No Contextual Vacuum

No one thinks or acts in a contextual vacuum. Everyone has a certain amount of cultural/societal white noise bouncing around their head that colors everything. So when we pull Jesus out of His context, we aren’t just decontextualizing. We’re “recontextualizing,” giving Him our cultural context in place of His.

As a result, we have a God who looks more like us than He ought. The Scripture is clear that we are to be conformed to His image, but we have made Him conform to ours, leaving us with a “straw man” savior who only serves to support our cultural positions, which tend to be extra-biblical (they don’t really matter from an eternal perspective); non-biblical (they aren’t support by Scripture or biblical teachings); and sometimes unbiblical (they stand opposed to various elements of Scripture or established, orthodox teaching).

Jesus isn’t ours to reinterpret. He is who He is, and that’s more than enough for all of us. Recontextualizing Jesus is dangerous for a few reasons, which I’m going to obviously going through next.

That’s Not My Jesus

Recontextualizing Jesus is not an exclusively individual exercise because the whole notice of “cultural white noise” implies that there’s a larger societal dialogue happening. However, each person is going to recontextualize differently, resulting in individual recontextualizations of Jesus that may all originate from the same cultural white noise before splinting into a thousand different individual variations, with each version being different from the others.

From the movie Dogma
From the movie Dogma

Thus, when we speak of “Jesus,” we do so without clarity because the speaker and the audience all have their own different idea of who Jesus was and is. But this confusion isn’t limited to just those in the Church.

The End of Evangelism

How do those on the outside of the Church think of Jesus? In all honesty, their perception of Jesus is based upon their experiences with us. If we’re recontextualizing Jesus, if we’re making Jesus more like us and neglecting/refusing to become like Him, we are making Jesus look terrible. Think about this: let’s say that you’re a white, middle-class Republican.

By David Horsey Via SeattlePI.com
By David Horsey | Via SeattlePI.com

When you recontextualize Jesus, you turn Him into a white, middle-class Republican, which He most certainly wasn’t. So now, you’re trying to reach out to non-white, lower or upper-class, non-Republians, and you can’t understand why they don’t want to hear more about your Jesus.
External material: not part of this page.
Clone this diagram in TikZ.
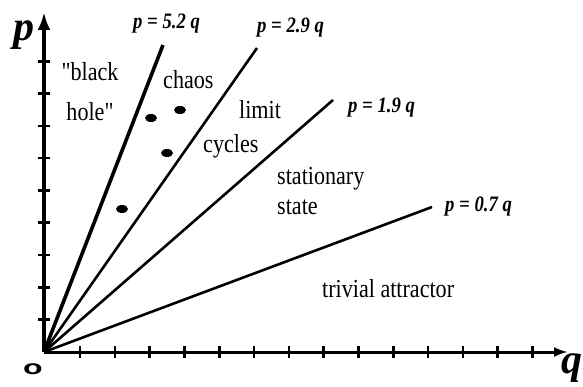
\documentclass[tikz,border=0pt]{standalone}
\usepackage{fontspec}
\setmainfont{Liberation Serif}
\newfontfamily\condfont[FakeStretch=0.85]{Liberation Serif}
\newfontfamily\osans{Liberation Sans}
\usetikzlibrary{arrows.meta}
\begin{document}
\begin{tikzpicture}[x=1pt,y=-1pt,
  region/.style={font=\condfont\fontsize{26}{30}\selectfont, inner sep=0pt, anchor=base west},
  eqlabel/.style={font=\condfont\bfseries\itshape\fontsize{22}{24}\selectfont, inner sep=0pt, anchor=base west},
  axislabel/.style={font=\bfseries\itshape\fontsize{42}{42}\selectfont, inner sep=0pt, anchor=base west},
  vaxis/.style={line width=4.5pt, -{Latex[length=18pt,width=13pt]}},
  haxis/.style={line width=3pt, -{Latex[length=14pt,width=10pt]}},
  ray/.style={line width=2.6pt},
  thickray/.style={line width=3.6pt},
  tickmark/.style={line width=2.6pt},
  blob/.style={fill=black}
]
\useasboundingbox (0,0) rectangle (583,387);

% axes
\coordinate (O) at (44,352);
\coordinate (ytip) at (44,12);
\coordinate (xtip) at (568,352);
\draw[vaxis] (O) -- (ytip);
\draw[haxis] (O) -- (xtip);

% ticks
\foreach \k in {1,...,9}
  \draw[tickmark] (38,{352-32.3*\k}) -- (50,{352-32.3*\k});
\foreach \k in {0,...,13}
  \draw[tickmark] ({80+34.8*\k},346) -- ({80+34.8*\k},358);

% rays
\coordinate (r52) at (163,45);
\coordinate (r29) at (257,48);
\coordinate (r19) at (333,100);
\coordinate (r07) at (432,207);
\draw[thickray] (O) -- (r52);
\draw[ray] (O) -- (r29);
\draw[ray] (O) -- (r19);
\draw[ray] (O) -- (r07);

% equation labels
\node[eqlabel] (l52) at (133,29) {p = 5.2 q};
\node[eqlabel] (l29) at (257,33) {p = 2.9 q};
\node[eqlabel] (l19) at (348,113) {p = 1.9 q};
\node[eqlabel] (l07) at (445,212) {p = 0.7 q};

% region labels
\node[region, anchor=north, align=center, font=\condfont\fontsize{26}{40}\selectfont] (bh) at (90,62) {"black\\hole"};
\node[region] (chaos) at (163,89) {chaos};
\node[region] (limit) at (239,119) {limit};
\node[region] (cycles) at (203,153) {cycles};
\node[region, anchor=north west, align=left] (stat) at (277,167) {stationary\\state};
\node[region] (triv) at (322,297) {trivial attractor};

% blobs
\fill[blob] (151,118) ellipse (6pt and 4pt);
\fill[blob] (180,110) ellipse (6pt and 4pt);
\fill[blob] (167,153) ellipse (6pt and 4pt);
\fill[blob] (122,209) ellipse (6pt and 4pt);

% axis labels
\node[axislabel] (plab) at (13,41) {p};
\node[axislabel] (qlab) at (561,373) {q};
\node[inner sep=0pt, font=\osans\bfseries\fontsize{20}{20}\selectfont] (olab) at (33,369) {\scalebox{1.6}[1]{o}};
\end{tikzpicture}
\end{document}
I'll tease both sides. Via The Church of No People
I’ll tease both sides. Via The Church of No People

Conceptual Idolatry

There’s a great quote that I can’t remember exactly, but it went like this, “The greatest form of idolatry isn’t creating a false god but a false concept of God.” Recontexualizing Jesus is doing just that: it’s turning Jesus into someone different, making Him more like fallen man than the Risen Son of God. Thus, we end up worshipping a god of our own making, all while claiming to worship, represent, and live by the power of God. This is very dangerous, indeed.

Conclusion

I moved pretty quickly through this post. Sorry. I put it on my “to write” list quite a while back, and whenever I let a post wait that long, they always go bad. Again, I’m sorry for that. The point here is that when we take Jesus out of the context of Scripture we will inevitably (and unknowingly) place Him inside our own context, destroying His true identity as He is warped to appear more like us. This makes true evangelism impossible: how do we communicate the love of God when we don’t really know Him? Worse yet, we aren’t only incapable of sharing Christ; we can’t even worship Him. A recontextualized Jesus is no Jesus at all.

We are supposed to become more like Jesus, not force Him to become more like us. The more we read the Bible, in its proper context, the closer we’ll get to the true Jesus and the closer we’ll be to who we were meant to be.

This is an important topic that I’ll probably revisit later this year.